Your goal ->
Note how many lines hold "this" and report that number by itself.

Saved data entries

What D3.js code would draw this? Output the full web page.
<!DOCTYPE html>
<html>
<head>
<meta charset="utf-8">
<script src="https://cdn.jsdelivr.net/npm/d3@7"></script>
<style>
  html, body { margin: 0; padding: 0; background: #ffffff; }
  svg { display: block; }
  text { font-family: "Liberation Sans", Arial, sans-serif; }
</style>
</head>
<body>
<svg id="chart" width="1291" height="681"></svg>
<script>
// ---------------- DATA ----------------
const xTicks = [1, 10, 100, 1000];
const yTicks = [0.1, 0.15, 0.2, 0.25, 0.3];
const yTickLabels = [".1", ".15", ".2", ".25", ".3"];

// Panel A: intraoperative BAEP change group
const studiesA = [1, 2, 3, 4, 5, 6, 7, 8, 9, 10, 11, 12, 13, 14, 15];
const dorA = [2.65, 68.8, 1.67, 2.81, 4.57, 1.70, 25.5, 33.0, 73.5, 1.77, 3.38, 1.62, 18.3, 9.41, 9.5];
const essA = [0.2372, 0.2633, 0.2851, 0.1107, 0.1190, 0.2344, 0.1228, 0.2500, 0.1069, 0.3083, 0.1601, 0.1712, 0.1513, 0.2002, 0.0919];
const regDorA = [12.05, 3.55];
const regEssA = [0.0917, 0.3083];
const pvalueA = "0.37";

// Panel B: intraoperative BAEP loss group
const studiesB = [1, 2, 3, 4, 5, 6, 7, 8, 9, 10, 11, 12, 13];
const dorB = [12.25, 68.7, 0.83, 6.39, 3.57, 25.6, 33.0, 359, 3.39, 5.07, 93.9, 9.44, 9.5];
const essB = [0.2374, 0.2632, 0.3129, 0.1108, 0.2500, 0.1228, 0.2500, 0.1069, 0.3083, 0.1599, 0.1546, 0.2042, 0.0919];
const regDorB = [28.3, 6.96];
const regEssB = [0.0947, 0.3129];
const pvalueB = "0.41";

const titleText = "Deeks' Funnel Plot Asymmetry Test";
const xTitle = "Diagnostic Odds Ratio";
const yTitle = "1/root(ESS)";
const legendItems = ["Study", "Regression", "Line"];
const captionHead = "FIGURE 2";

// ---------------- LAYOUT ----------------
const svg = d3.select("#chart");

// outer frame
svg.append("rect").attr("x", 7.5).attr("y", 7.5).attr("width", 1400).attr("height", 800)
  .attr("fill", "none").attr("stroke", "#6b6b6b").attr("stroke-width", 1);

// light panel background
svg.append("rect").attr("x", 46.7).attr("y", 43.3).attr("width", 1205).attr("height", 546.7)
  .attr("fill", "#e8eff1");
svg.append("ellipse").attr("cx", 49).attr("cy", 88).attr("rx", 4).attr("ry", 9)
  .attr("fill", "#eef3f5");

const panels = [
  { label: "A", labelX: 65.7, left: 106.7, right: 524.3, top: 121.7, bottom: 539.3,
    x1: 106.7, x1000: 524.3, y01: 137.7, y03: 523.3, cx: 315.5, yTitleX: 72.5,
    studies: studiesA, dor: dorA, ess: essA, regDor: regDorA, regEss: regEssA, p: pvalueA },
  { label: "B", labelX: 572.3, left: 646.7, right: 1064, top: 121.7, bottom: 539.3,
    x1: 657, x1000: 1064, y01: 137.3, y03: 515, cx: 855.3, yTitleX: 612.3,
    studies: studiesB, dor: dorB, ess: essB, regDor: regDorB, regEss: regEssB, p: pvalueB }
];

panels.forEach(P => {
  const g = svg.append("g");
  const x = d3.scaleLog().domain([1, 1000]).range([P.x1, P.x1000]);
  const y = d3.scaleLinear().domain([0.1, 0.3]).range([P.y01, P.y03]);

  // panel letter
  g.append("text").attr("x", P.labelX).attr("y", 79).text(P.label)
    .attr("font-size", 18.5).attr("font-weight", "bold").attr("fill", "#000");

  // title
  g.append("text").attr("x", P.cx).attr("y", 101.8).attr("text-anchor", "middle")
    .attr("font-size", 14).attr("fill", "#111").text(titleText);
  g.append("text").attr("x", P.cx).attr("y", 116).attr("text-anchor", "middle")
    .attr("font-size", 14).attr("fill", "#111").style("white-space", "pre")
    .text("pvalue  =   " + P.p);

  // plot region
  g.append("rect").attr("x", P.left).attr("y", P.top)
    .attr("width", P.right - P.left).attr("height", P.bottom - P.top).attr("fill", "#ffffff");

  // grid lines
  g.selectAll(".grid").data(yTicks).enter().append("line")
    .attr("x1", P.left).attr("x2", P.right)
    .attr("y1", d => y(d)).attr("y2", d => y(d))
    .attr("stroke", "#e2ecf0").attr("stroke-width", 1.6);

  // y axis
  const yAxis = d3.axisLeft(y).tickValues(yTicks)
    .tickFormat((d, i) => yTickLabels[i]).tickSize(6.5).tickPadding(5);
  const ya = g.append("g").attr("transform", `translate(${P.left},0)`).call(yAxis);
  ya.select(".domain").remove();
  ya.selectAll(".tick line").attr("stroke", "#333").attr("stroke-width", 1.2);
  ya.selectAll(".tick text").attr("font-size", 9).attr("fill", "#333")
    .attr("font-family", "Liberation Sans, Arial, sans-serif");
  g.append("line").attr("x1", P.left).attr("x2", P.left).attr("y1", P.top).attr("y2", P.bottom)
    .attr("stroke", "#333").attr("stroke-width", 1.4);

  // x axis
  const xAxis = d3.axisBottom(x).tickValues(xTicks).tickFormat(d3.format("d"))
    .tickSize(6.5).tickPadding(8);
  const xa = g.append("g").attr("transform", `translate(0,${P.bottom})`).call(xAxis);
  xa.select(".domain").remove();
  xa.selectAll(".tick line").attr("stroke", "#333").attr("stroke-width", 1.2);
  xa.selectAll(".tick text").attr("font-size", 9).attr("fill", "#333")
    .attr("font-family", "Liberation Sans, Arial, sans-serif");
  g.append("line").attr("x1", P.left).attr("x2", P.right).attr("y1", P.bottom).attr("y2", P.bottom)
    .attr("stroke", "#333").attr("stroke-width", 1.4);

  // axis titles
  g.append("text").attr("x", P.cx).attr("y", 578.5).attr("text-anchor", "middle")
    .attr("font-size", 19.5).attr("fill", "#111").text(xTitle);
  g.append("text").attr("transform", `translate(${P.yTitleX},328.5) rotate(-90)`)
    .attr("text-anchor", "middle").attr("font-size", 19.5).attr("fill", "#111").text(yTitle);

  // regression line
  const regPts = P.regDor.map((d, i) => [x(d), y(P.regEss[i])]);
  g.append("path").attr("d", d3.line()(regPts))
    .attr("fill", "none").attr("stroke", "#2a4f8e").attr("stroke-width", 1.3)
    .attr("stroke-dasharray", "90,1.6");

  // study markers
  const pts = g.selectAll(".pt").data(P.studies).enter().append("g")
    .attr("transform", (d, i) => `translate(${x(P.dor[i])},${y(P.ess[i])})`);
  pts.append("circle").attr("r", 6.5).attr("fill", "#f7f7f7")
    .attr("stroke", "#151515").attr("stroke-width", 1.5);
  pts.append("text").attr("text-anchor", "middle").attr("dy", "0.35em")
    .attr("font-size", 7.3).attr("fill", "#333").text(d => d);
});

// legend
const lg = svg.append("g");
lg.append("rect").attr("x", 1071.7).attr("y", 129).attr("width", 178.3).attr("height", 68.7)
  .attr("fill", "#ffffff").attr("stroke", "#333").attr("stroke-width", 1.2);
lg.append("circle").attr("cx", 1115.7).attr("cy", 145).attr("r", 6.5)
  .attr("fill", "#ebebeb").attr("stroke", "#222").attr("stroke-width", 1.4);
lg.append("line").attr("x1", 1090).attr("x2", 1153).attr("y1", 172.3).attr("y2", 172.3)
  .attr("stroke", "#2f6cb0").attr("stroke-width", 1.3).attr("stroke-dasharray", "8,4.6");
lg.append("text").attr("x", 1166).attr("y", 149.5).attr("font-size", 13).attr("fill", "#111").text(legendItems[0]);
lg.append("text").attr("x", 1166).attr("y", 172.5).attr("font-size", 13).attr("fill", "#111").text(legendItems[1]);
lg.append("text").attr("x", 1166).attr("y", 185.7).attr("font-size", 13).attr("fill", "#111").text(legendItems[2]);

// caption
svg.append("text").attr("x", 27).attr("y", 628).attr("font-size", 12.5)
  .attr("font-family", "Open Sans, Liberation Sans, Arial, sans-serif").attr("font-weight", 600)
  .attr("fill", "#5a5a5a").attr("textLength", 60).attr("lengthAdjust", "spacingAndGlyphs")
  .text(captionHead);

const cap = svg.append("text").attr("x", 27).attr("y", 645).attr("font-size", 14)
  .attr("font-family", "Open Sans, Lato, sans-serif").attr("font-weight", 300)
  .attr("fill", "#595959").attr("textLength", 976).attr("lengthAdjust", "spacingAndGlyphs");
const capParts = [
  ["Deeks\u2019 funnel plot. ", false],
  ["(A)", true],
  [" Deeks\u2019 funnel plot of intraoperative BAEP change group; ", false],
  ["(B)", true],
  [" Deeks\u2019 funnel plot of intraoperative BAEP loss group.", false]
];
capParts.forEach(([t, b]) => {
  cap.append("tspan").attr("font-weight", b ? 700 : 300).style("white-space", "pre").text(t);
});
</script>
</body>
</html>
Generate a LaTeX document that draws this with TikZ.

Output of the exercise ->
2